Gardening glossary
Root-bound
A plant becomes root-bound when its roots have grown to fill the available pot volume and started circling the inside of the container in search of more room. Eventually the roots dominate the pot so completely that there's almost no soil left to hold moisture or supply nutrients.
How to tell your plant is root-bound:
- **Roots visible at the surface** or growing out the drainage holes. - **Water runs through almost instantly.** Healthy soil holds water for 30+ seconds before it drains out the bottom; a root-bound pot drains in 5–10 seconds because there's no soil left to absorb it. - **The plant dries out faster and faster.** Going from weekly to every-three-days watering with no other changes is a classic sign. - **Stalled growth** despite proper light, water, and feeding. - **Slip the plant out of the pot.** If the root ball holds the pot's exact shape and you see a dense mat of circling roots, it's root-bound. A few visible roots is normal; a solid mat is not.
Some plants tolerate being root-bound and even bloom better for it — peace lilies, spider plants, snake plants, and clivia all flower more reliably when slightly crowded. Most other species (monstera, pothos, fiddle-leaf fig, philodendron, vegetable seedlings) suffer.

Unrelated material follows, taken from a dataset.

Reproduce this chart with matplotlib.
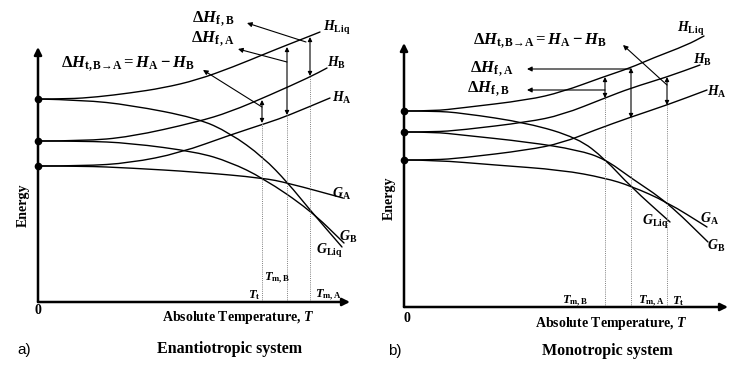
import matplotlib
matplotlib.use("Agg")
import matplotlib.pyplot as plt
from matplotlib.path import Path
from matplotlib.patches import PathPatch

plt.rcParams["font.family"] = ["Liberation Serif", "DejaVu Serif"]
plt.rcParams["font.weight"] = "bold"
plt.rcParams["mathtext.fontset"] = "custom"
plt.rcParams["mathtext.rm"] = "Liberation Serif:bold"
plt.rcParams["mathtext.bf"] = "Liberation Serif:bold"
plt.rcParams["mathtext.it"] = "Liberation Serif:italic:bold"

# schematic curves, (T, energy) in arbitrary units
# a) enantiotropic system
a_h_liq = [(0, 203), (30, 203), (59, 205), (92, 209), (125, 214), (159, 222),
           (195, 235), (229, 249), (249, 257), (272, 266), (282, 270)]
a_h_b = [(0, 161), (45, 161), (92, 165), (159, 180), (192, 190), (232, 207),
         (272, 225), (289, 234)]
a_h_a = [(0, 136), (45, 136), (92, 139), (142, 149), (192, 167), (232, 180),
         (249, 186), (292, 204)]
a_g_liq = [(0, 203), (45, 202), (92, 197), (159, 184), (192, 169), (225, 145),
           (250, 119), (272, 92), (304, 55)]
a_g_b = [(0, 161), (45, 161), (92, 159), (159, 150), (192, 140), (225, 124),
         (272, 92), (306, 59)]
a_g_a = [(0, 136), (45, 136), (92, 134), (159, 130), (225, 124), (250, 119), (305, 104)]
a_starts = [203, 161, 136]
# vertical enthalpy differences: (T, upper, lower)
a_dh = [(224, 202, 179), (249, 255, 187), (272, 265, 226)]
# pointers from the differences to their labels: (from, to)
a_pointers = [((268, 260), (209, 279)), ((249, 240), (200, 253)), ((224, 195), (165, 232))]

# b) monotropic system
b_h_liq = [(0, 196), (30, 196), (57, 199), (124, 207), (158, 215), (199, 230),
           (226, 239), (249, 249), (283, 262), (300, 271)]
b_h_b = [(0, 175), (30, 175), (58, 177), (124, 185), (158, 192), (201, 209),
         (227, 219), (263, 230), (296, 242)]
b_h_a = [(0, 147), (30, 147), (58, 149), (124, 157), (158, 164), (191, 177),
         (227, 190), (263, 202), (303, 217)]
b_g_liq = [(0, 196), (30, 196), (58, 194), (124, 184), (174, 169), (201, 148),
           (227, 120), (266, 85)]
b_g_b = [(0, 175), (30, 175), (58, 172), (124, 165), (174, 157), (201, 148),
         (227, 129), (263, 105), (304, 65)]
b_g_a = [(0, 147), (30, 147), (91, 142), (158, 137), (201, 129), (227, 121),
         (263, 105), (303, 80)]
b_starts = [196, 175, 147]
b_dh = [(201, 230, 209), (227, 239, 189), (263, 230, 202)]
b_pointers = [((227, 238), (123, 238)), ((201, 217), (123, 217)), ((263, 222), (219, 262))]


def smooth_path(pts):
    """Quadratic Bezier path that uses the read points as control points."""
    verts = [pts[0]]
    codes = [Path.MOVETO]
    for p, q in zip(pts[1:-1], pts[2:]):
        verts += [p, ((p[0] + q[0]) / 2, (p[1] + q[1]) / 2)]
        codes += [Path.CURVE3, Path.CURVE3]
    verts.append(pts[-1])
    codes.append(Path.LINETO)
    return Path(verts, codes)


def draw_panel(ax, curves, starts, dh, pointers, t_end, e_top):
    """Axes arrows, curves, dotted temperature lines and difference arrows."""
    head = dict(color="k", shrinkA=0, shrinkB=0)
    ax.annotate("", xy=(t_end, 0), xytext=(0, 0),
                arrowprops=dict(arrowstyle="-|>", lw=1.8, mutation_scale=11, **head))
    ax.annotate("", xy=(0, e_top), xytext=(0, 0),
                arrowprops=dict(arrowstyle="-|>", lw=1.8, mutation_scale=11, **head))
    for pts in curves:
        ax.add_patch(PathPatch(smooth_path(pts), fill=False, edgecolor="k", lw=1.0,
                               capstyle="round"))
    ax.plot([0] * len(starts), starts, "o", color="k", ms=4.5)
    for t, top, bottom in dh:
        ax.plot([t, t], [0, bottom], color="0.5", lw=0.7, ls=(0, (1, 1.2)))
        ax.annotate("", xy=(t, top), xytext=(t, bottom),
                    arrowprops=dict(arrowstyle="<|-|>", lw=0.8, mutation_scale=6, **head))
    for start, end in pointers:
        ax.annotate("", xy=end, xytext=start,
                    arrowprops=dict(arrowstyle="-|>", lw=0.8, mutation_scale=7, **head))


fig = plt.figure(figsize=(7.37, 3.68), dpi=100)
ax_a = fig.add_axes([0, 0, 370 / 737, 1])
ax_a.set_xlim(-38, 332)
ax_a.set_ylim(-66, 302)
ax_b = fig.add_axes([370 / 737, 0, 367 / 737, 1])
ax_b.set_xlim(-34, 333)
ax_b.set_ylim(-61, 307)
for ax in (ax_a, ax_b):
    ax.axis("off")

draw_panel(ax_a, [a_h_liq, a_h_b, a_h_a, a_g_liq, a_g_b, a_g_a], a_starts, a_dh,
           a_pointers, 312, 255)
draw_panel(ax_b, [b_h_liq, b_h_b, b_h_a, b_g_liq, b_g_b, b_g_a], b_starts, b_dh,
           b_pointers, 324, 264)

big = 12
lab = 10
tl = 9
dh_t = r"$\Delta H_{\mathrm{t,B→A}} = H_{\mathrm{A}} - H_{\mathrm{B}}$"

# panel a texts
ax_a.text(175, 283, r"$\Delta H_{\mathrm{f\,,B}}$", ha="center", va="center", fontsize=big)
ax_a.text(175, 263, r"$\Delta H_{\mathrm{f\,,A}}$", ha="center", va="center", fontsize=big)
ax_a.text(90, 238, dh_t, ha="center", va="center", fontsize=big)
ax_a.text(285, 274, r"$H_{\mathrm{Liq}}$", ha="left", va="center", fontsize=lab)
ax_a.text(289, 239, r"$H_{\mathrm{B}}$", ha="left", va="center", fontsize=lab)
ax_a.text(294, 204, r"$H_{\mathrm{A}}$", ha="left", va="center", fontsize=lab)
ax_a.text(294, 108, r"$G_{\mathrm{A}}$", ha="left", va="center", fontsize=lab)
ax_a.text(301, 65, r"$G_{\mathrm{B}}$", ha="left", va="center", fontsize=lab)
ax_a.text(278, 51, r"$G_{\mathrm{Liq}}$", ha="left", va="center", fontsize=lab)
ax_a.text(222, 7, r"$T_{\mathrm{t}}$", ha="right", va="center", fontsize=tl)
ax_a.text(226, 24, r"$T_{\mathrm{m,B}}$", ha="left", va="center", fontsize=tl)
ax_a.text(277, 7, r"$T_{\mathrm{m,A}}$", ha="left", va="center", fontsize=tl)
ax_a.text(-15, 97, "Energy", rotation=90, ha="center", va="center", fontsize=10)
ax_a.text(0, -8, "0", ha="center", va="center", fontsize=10)
ax_a.text(200, -15, r"Absolute Temperature, $T$", ha="center", va="center", fontsize=10)
ax_a.text(-14, -48, "a)", ha="center", va="center", fontsize=11,
          family="Liberation Sans", weight="normal")
ax_a.text(192, -47, "Enantiotropic system", ha="center", va="center", fontsize=11.5)

# panel b texts
ax_b.text(136, 266, dh_t, ha="center", va="center", fontsize=big)
ax_b.text(66, 238, r"$\Delta H_{\mathrm{f\,,A}}$", ha="left", va="center", fontsize=big)
ax_b.text(63, 218, r"$\Delta H_{\mathrm{f\,,B}}$", ha="left", va="center", fontsize=big)
ax_b.text(273, 278, r"$H_{\mathrm{Liq}}$", ha="left", va="center", fontsize=lab)
ax_b.text(289, 247, r"$H_{\mathrm{B}}$", ha="left", va="center", fontsize=lab)
ax_b.text(303, 215, r"$H_{\mathrm{A}}$", ha="left", va="center", fontsize=lab)
ax_b.text(296, 88, r"$G_{\mathrm{A}}$", ha="left", va="center", fontsize=lab)
ax_b.text(303, 61, r"$G_{\mathrm{B}}$", ha="left", va="center", fontsize=lab)
ax_b.text(238, 85, r"$G_{\mathrm{Liq}}$", ha="left", va="center", fontsize=lab)
ax_b.text(184, 6, r"$T_{\mathrm{m,B}}$", ha="right", va="center", fontsize=tl)
ax_b.text(234, 6, r"$T_{\mathrm{m,A}}$", ha="left", va="center", fontsize=tl)
ax_b.text(268, 6, r"$T_{\mathrm{t}}$", ha="left", va="center", fontsize=tl)
ax_b.text(-15, 109, "Energy", rotation=90, ha="center", va="center", fontsize=10)
ax_b.text(3, -12, "0", ha="center", va="center", fontsize=10)
ax_b.text(207, -17, r"Absolute Temperature, $T$", ha="center", va="center", fontsize=10)
ax_b.text(-9, -44, "b)", ha="center", va="center", fontsize=11,
          family="Liberation Sans", weight="normal")
ax_b.text(203, -44, "Monotropic system", ha="center", va="center", fontsize=11.5)

fig.savefig("out.png", dpi=100)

To fix, pot up one size — typically 1–2 inches wider in diameter, not larger. Going from a 6-inch to a 12-inch pot creates a giant volume of wet soil the small root ball can't dry out, which leads to root rot. Loosen the outer roots gently before placing in the new pot. If roots are tightly matted, score the root ball with a clean knife in three or four vertical cuts — this looks brutal but encourages outward growth into the new soil.
Repot in spring when the plant is gearing up to grow. Water lightly for the first week to let the disturbed roots recover.